During the exercise, the unit conducted an airborne insertion with the Polish army, Italian Armed Forces and the Israel Defense Force.

"Being [a Guardsman] is a good opportunity, and we get good training," said Spc. Ethan Kryla, an infantryman assigned to the 143rd Airborne Battalion. "I got to be attached to the Italians, and they are a very professional unit."

Multinational exercises enhance interoperability among nations, as service members from the Israel Defense Force and U.S. Army experienced. .

"It's great. We learn a lot from each other," said Maj. Amir Puri, a platoon commander in the IDF. "We have learned how to organize better in a platoon during a fight.

Mantano says that he took the skills he learned from Saber Guardian 17 to apply them here on how to effectively give and receive information. Thus far, he says, it has worked out here at Swift Response.

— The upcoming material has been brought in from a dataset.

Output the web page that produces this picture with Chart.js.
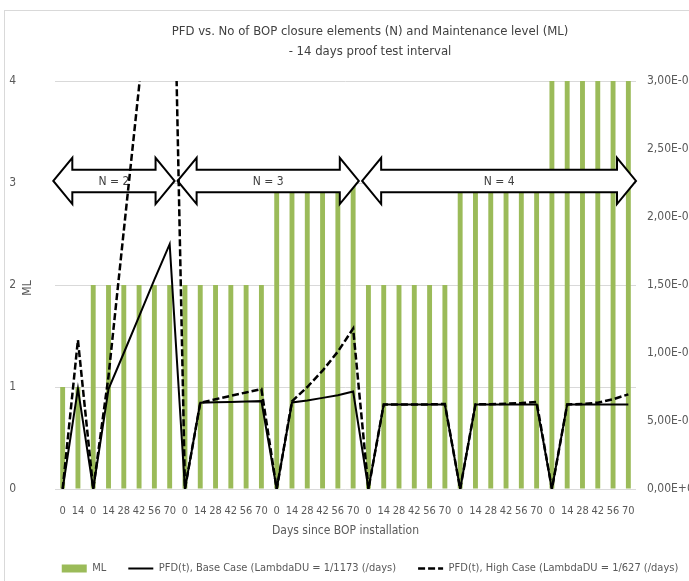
<!DOCTYPE html>
<html>
<head>
<meta charset="utf-8">
<script src="https://cdn.jsdelivr.net/npm/chart.js@4.4.1/dist/chart.umd.min.js"></script>
<style>
    html, body { margin: 0; padding: 0; background: #fff; overflow: hidden; }
    #frame { position: absolute; left: 4px; top: 10px; width: 760px; height: 620px; border: 1px solid #d9d9d9; }
    #wrap { position: absolute; left: 0; top: 0; width: 740px; height: 584px; }
</style>
</head>
<body>
<div id="frame"></div>
<div id="wrap"><canvas id="pfdChart"></canvas></div>
<script>
// x categories: days since BOP installation
const dayLabels = [
    '0', '14',
    '0', '14', '28', '42', '56', '70',
    '0', '14', '28', '42', '56', '70',
    '0', '14', '28', '42', '56', '70',
    '0', '14', '28', '42', '56', '70',
    '0', '14', '28', '42', '56', '70',
    '0', '14', '28', '42', '56', '70'
];

// Maintenance level per bar
const mlValues = [
    1, 1,
    2, 2, 2, 2, 2, 2,
    2, 2, 2, 2, 2, 2,
    3, 3, 3, 3, 3, 3,
    2, 2, 2, 2, 2, 2,
    3, 3, 3, 3, 3, 3,
    4, 4, 4, 4, 4, 4
];

// PFD(t), base case (LambdaDU = 1/1173)
const pfdBase = [
    0, 7.38e-4,
    0, 7.35e-4, 1.00e-3, 1.27e-3, 1.54e-3, 1.80e-3,
    0, 6.34e-4, 6.37e-4, 6.40e-4, 6.43e-4, 6.46e-4,
    0, 6.36e-4, 6.50e-4, 6.70e-4, 6.90e-4, 7.17e-4,
    0, 6.22e-4, 6.22e-4, 6.22e-4, 6.22e-4, 6.22e-4,
    0, 6.22e-4, 6.22e-4, 6.22e-4, 6.22e-4, 6.22e-4,
    0, 6.22e-4, 6.22e-4, 6.22e-4, 6.22e-4, 6.22e-4
];

// PFD(t), high case (LambdaDU = 1/627)
const pfdHigh = [
    0, 1.096e-3,
    0, 8.30e-4, 1.90e-3, 2.96e-3, 4.20e-3, 5.50e-3,
    0, 6.34e-4, 6.60e-4, 6.85e-4, 7.10e-4, 7.35e-4,
    0, 6.45e-4, 7.50e-4, 8.70e-4, 1.01e-3, 1.18e-3,
    0, 6.22e-4, 6.22e-4, 6.22e-4, 6.22e-4, 6.25e-4,
    0, 6.22e-4, 6.24e-4, 6.27e-4, 6.32e-4, 6.40e-4,
    0, 6.22e-4, 6.25e-4, 6.35e-4, 6.60e-4, 6.96e-4
];

// N = closure elements, spans in category index units
const nArrows = [
    { from: -0.61, to: 7.32, text: 'N = 2' },
    { from: 7.52, to: 19.37, text: 'N = 3' },
    { from: 19.59, to: 37.5, text: 'N = 4' }
];

const FONT = "'Liberation Sans Narrow', 'DejaVu Sans Condensed', 'Open Sans', sans-serif";
Chart.defaults.font.family = FONT;
Chart.defaults.color = '#595959';

// 0.0015 -> "1,50E-03"
function sciComma(v) {
    const parts = Number(v).toExponential(2).split('e');
    const exp = parseInt(parts[1], 10);
    return parts[0].replace('.', ',') + 'E' + (exp < 0 ? '-' : '+') + String(Math.abs(exp)).padStart(2, '0');
}

// block arrows go above the bars but under the lines
const arrowPlugin = {
    id: 'nArrows',
    afterDatasetDraw(chart, args) {
        if (args.index !== 0) return;
        const ctx = chart.ctx;
        const xs = chart.scales.x;
        const ys = chart.scales.y;
        const yc = ys.getPixelForValue(3.02);
        const headH = ys.getPixelForValue(0) - ys.getPixelForValue(0.226);
        const shaftH = ys.getPixelForValue(0) - ys.getPixelForValue(0.11);
        const headL = 19;
        ctx.save();
        nArrows.forEach(a => {
            const x0 = xs.getPixelForValue(a.from);
            const x1 = xs.getPixelForValue(a.to);
            ctx.beginPath();
            ctx.moveTo(x0, yc);
            ctx.lineTo(x0 + headL, yc - headH);
            ctx.lineTo(x0 + headL, yc - shaftH);
            ctx.lineTo(x1 - headL, yc - shaftH);
            ctx.lineTo(x1 - headL, yc - headH);
            ctx.lineTo(x1, yc);
            ctx.lineTo(x1 - headL, yc + headH);
            ctx.lineTo(x1 - headL, yc + shaftH);
            ctx.lineTo(x0 + headL, yc + shaftH);
            ctx.lineTo(x0 + headL, yc + headH);
            ctx.closePath();
            ctx.fillStyle = '#ffffff';
            ctx.fill();
            ctx.lineWidth = 2;
            ctx.strokeStyle = '#000000';
            ctx.lineJoin = 'miter';
            ctx.stroke();
            ctx.fillStyle = '#404040';
            ctx.font = '12px ' + FONT;
            ctx.textAlign = 'center';
            ctx.textBaseline = 'middle';
            ctx.fillText(a.text, (x0 + x1) / 2, yc + 1);
        });
        ctx.restore();
    },
    afterDraw(chart) {
        // "ML" axis title sits between tick labels and plot, like Excel
        const ctx = chart.ctx;
        const area = chart.chartArea;
        ctx.save();
        ctx.translate(area.left - 27, (area.top + area.bottom) / 2 + 3);
        ctx.rotate(-Math.PI / 2);
        ctx.fillStyle = '#595959';
        ctx.font = '12px ' + FONT;
        ctx.textAlign = 'center';
        ctx.textBaseline = 'middle';
        ctx.fillText('ML', 0, 0);
        ctx.restore();
    }
};

new Chart(document.getElementById('pfdChart'), {
    type: 'bar',
    data: {
        labels: dayLabels,
        datasets: [
            {
                label: 'ML',
                data: mlValues,
                yAxisID: 'y',
                backgroundColor: '#9bbb59',
                borderWidth: 0,
                barPercentage: 0.32,
                categoryPercentage: 1,
                pointStyle: 'rect',
                order: 2
            },
            {
                type: 'line',
                label: 'PFD(t), Base Case (LambdaDU = 1/1173 (/days)',
                data: pfdBase,
                yAxisID: 'y2',
                borderColor: '#000000',
                backgroundColor: '#000000',
                borderWidth: 2,
                pointRadius: 0,
                tension: 0,
                pointStyle: 'line',
                order: 1
            },
            {
                type: 'line',
                label: 'PFD(t), High Case (LambdaDU = 1/627 (/days)',
                data: pfdHigh,
                yAxisID: 'y2',
                borderColor: '#000000',
                backgroundColor: '#000000',
                borderWidth: 2.5,
                borderDash: [7, 3],
                pointRadius: 0,
                tension: 0,
                pointStyle: 'line',
                order: 1
            }
        ]
    },
    options: {
        responsive: true,
        maintainAspectRatio: false,
        animation: false,
        layout: { padding: { top: 0, bottom: 0, left: 0, right: 0 } },
        plugins: {
            title: {
                display: true,
                text: ['PFD vs. No of BOP closure elements (N) and Maintenance level (ML)', '- 14 days proof test interval'],
                color: '#404040',
                font: { size: 13, weight: 'normal', lineHeight: '20px' },
                padding: { top: 22, bottom: 19 }
            },
            legend: {
                position: 'bottom',
                labels: {
                    usePointStyle: true,
                    pointStyleWidth: 25,
                    boxHeight: 8,
                    padding: 22,
                    color: '#595959',
                    font: { size: 11 },
                    sort: (a, b) => a.datasetIndex - b.datasetIndex,
                    generateLabels(chart) {
                        const items = Chart.defaults.plugins.legend.labels.generateLabels(chart);
                        items.forEach(item => {
                            const ds = chart.data.datasets[item.datasetIndex];
                            item.lineDash = ds.borderDash || [];
                            item.lineWidth = ds.type === 'line' ? ds.borderWidth : 0;
                        });
                        return items;
                    }
                }
            },
            tooltip: { enabled: false }
        },
        scales: {
            x: {
                grid: { display: false },
                border: { display: false },
                ticks: { autoSkip: false, maxRotation: 0, padding: 8, font: { size: 11 }, color: '#595959' },
                title: {
                    display: true,
                    text: 'Days since BOP installation',
                    color: '#595959',
                    font: { size: 12 },
                    padding: { top: 0, bottom: 3 }
                },
                afterFit(scale) { scale.height = 52; }
            },
            y: {
                position: 'left',
                min: 0,
                max: 4,
                ticks: { stepSize: 1, padding: 39, font: { size: 12 }, color: '#595959' },
                grid: { color: '#d9d9d9', drawTicks: false },
                border: { display: false },
                afterFit(scale) { scale.width = 55; }
            },
            y2: {
                position: 'right',
                min: 0,
                max: 0.003,
                ticks: { stepSize: 0.0005, padding: 11, font: { size: 12 }, color: '#595959', callback: v => sciComma(v) },
                grid: { display: false, drawTicks: false },
                border: { display: false },
                afterFit(scale) { scale.width = 104; }
            }
        }
    },
    plugins: [arrowPlugin]
});
</script>
</body>
</html>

"While sitting in [our aircraft], we literally broke bread with the Israelis, which was a great honor and a pretty cool experience," said Mantano. "It's not something that I expected that I'll ever be able to do."

As the units waited for their Chinooks to arrive, they shared food, music, and stories.

Another focus of these multinational exercises is to develop cohesion and camaraderie among allies and to create opportunities for each partner nation to achieve mission goals.

"I feel like the Americans are like our big brothers," said Puri. "Getting to serve alongside with [Americans] is something I will take with me for the rest of my life."